In February 2012, he was included in the list of trusted persons of the candidate for President of Russia Vladimir Putin. Explaining his decision, he noted: “I became Putin’s trusted person, believing that he had begun a revision of Yeltsin’s disastrous policies and should see things through to the end…”.

In December 2015, for his political position and views on the Ukrainian events of 2013–2014, Polyakov was included in the blacklist of Russian citizens who are “persona non grata” on the territory of Ukraine.

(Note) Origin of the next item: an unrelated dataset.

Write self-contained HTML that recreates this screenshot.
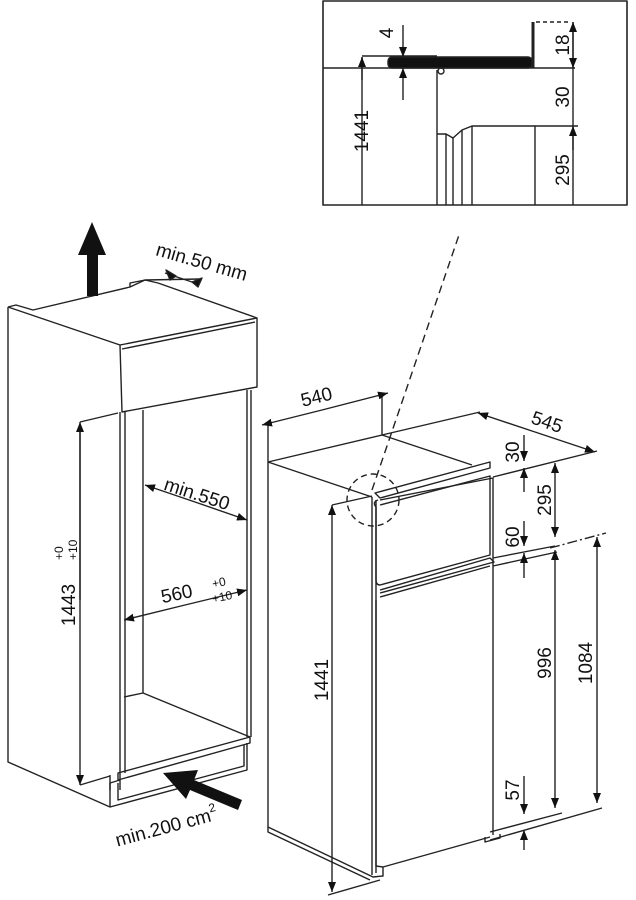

The author of a theatrical adaptation based on the book by the Russian Minister of Culture Vladimir Medinsky, "The Wall". The premiere of the play was scheduled for 2017 on the stage of the Gorky Moscow Art Theater.

Since August 2017, Polyakov has ceased to be the editor-in-chief of the Literaturnaya Gazeta, but he remained in the position of chairman of the editorial board of the Literaturnaya Gazeta.

In January 2018, he became Vladimir Putin's trusted person in the presidential elections of March 18, 2018. On November 20, 2018, as a result of rotation, he left the council under the president of the Russian Federation for Culture and Art.

In March 2022, he signed an appeal in support of Russia's invasion of Ukraine.

In 2024, he acted as an expert for Arkady Mamontov's documentary film "Foreign Agents", which aired on the state television channel Russia-24 in April 2024.